I earnestly hope that the publication of “twin boat” helps to free photography from its predestined fetters of time and place. Photographs can be born anew irrespective of any specific time or geographic locale through the individual sensitivity and interpretation of each beholder. And that means photography can possess a life of its own independent from the photographer’s original intent.

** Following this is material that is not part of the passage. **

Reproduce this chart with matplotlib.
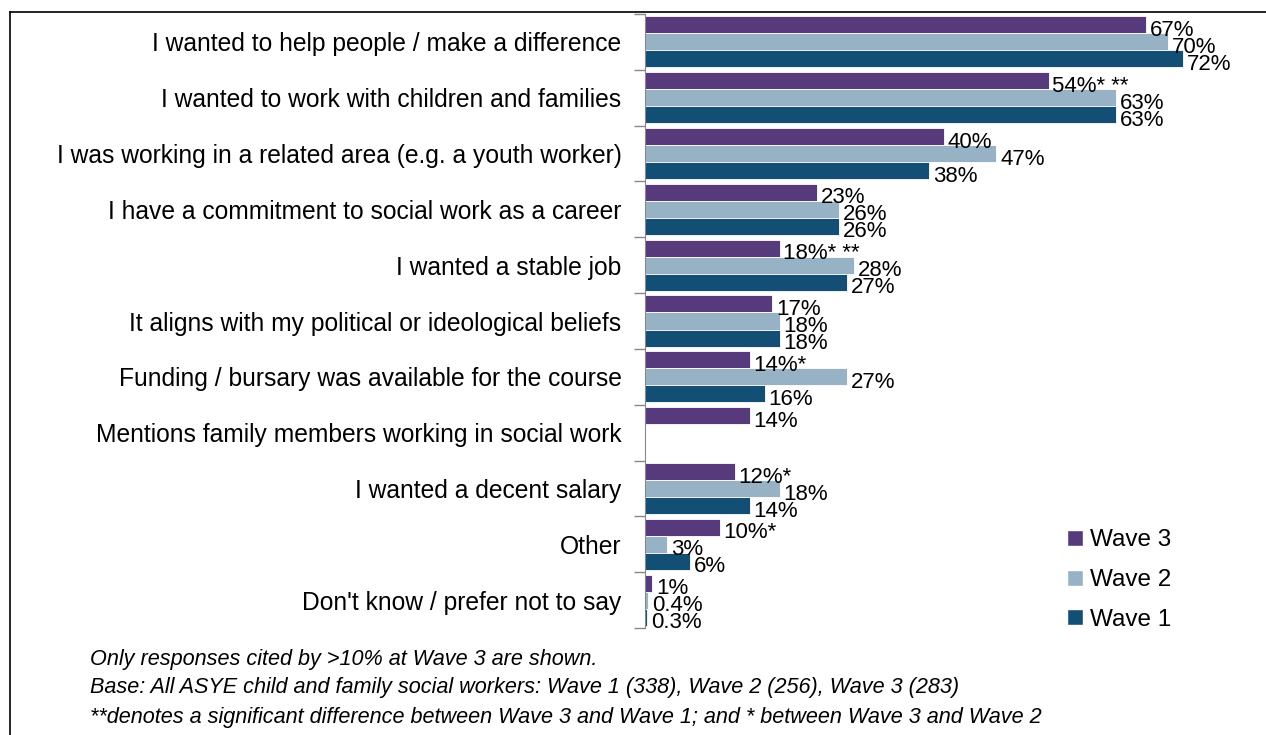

I am grateful to Ms. Susuda for providing a new vessel by which to share my work. Now that it’s time to set sail, I wonder where twin boat will head once it leaves harbor. There’s no rush to arrive at our destination – let’s savor the voyage.

Koji Onaka
(Translation: Daniel Gonzalez)

Koji Onaka
尾仲浩二

Koji Onaka
(Fukuoka, 1960)

Koji Onaka was born in Fukuoka, Japan in 1960 and graduated from the Tokyo Visual Arts in 1982. Upon his graduation, Onaka briefly worked as an assistant for a fashion photographer and joined CAMP, Daido Moriyama’s Workshop from 1983 to 1984. Over the past 30 years, Onaka has traveled extensively throughout Japan and exhibited in numerous solo and group exhibitions in Japan and abroad: Zen Photo Gallery, Gallery Kaido, Emon Photo Gallery, Photo4, Le PLAC’ART PHOTO Paris, Tanio Museum, Nadar, Chukyo University gallery C・Square, Shanghai Museum, Tokyo Metropolitan Museum of Photography, Visual Arts gallery, Yokohama citizens gallery, ZEIT FOTO SALON, The Japan Foundation.

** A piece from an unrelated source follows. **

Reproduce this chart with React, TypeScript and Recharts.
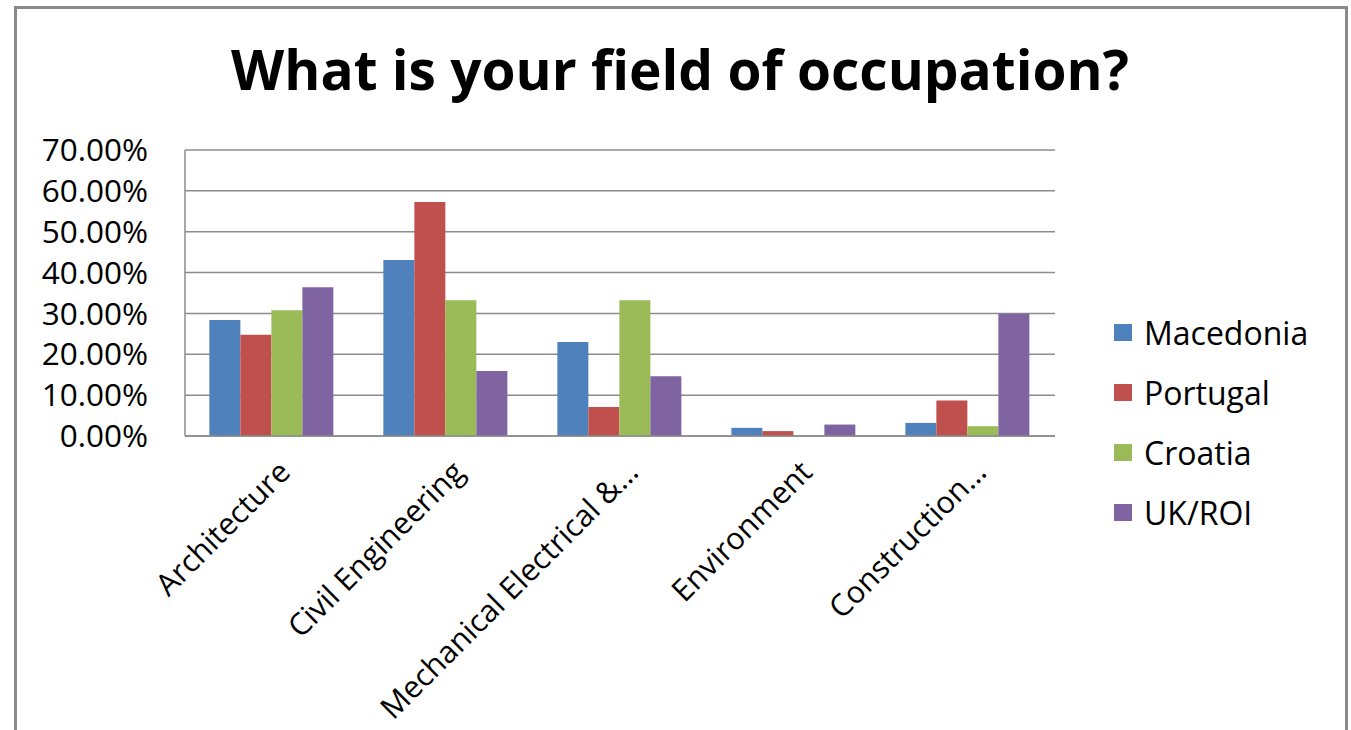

Onaka has produced numerous publications including, “Umimachi 1983,” “Nogata: Echoes of Coal and Steel,” “The Dog in France,” “DRAGONFLY,” “GRASSHOPPER,” “in-between Latvia, Spain,” “slow boat,” “hysteric Five : Onaka Koji,” “Tokyo Candy Box,” “DISTANCE,” “Seitaka Awadachi-Sou” so on.

日本語で読む

尾仲 浩二
(1960年・福岡県直方市生まれ)

1980年代後半より、自主ギャラリーでの連続個展や、旺盛な写真集の出版活動を通じて、作品を発表している。写真家北島敬三に写真のモダニズムへの反抗と評される。これまで、1982年 に、東京写真専門学校(現・東京ビジュアルアーツ)卒業後、イメージショップ「CAMP」に参加し、1988年4月1日 - 自主ギャラリー「街道」を西新宿にオープンする。1992年 - 写真集『背高あわだち草』で写真の会賞を受賞、2002年 - 東川賞新人作家賞を受賞、2006年 - 日本写真協会賞新人賞を受賞する。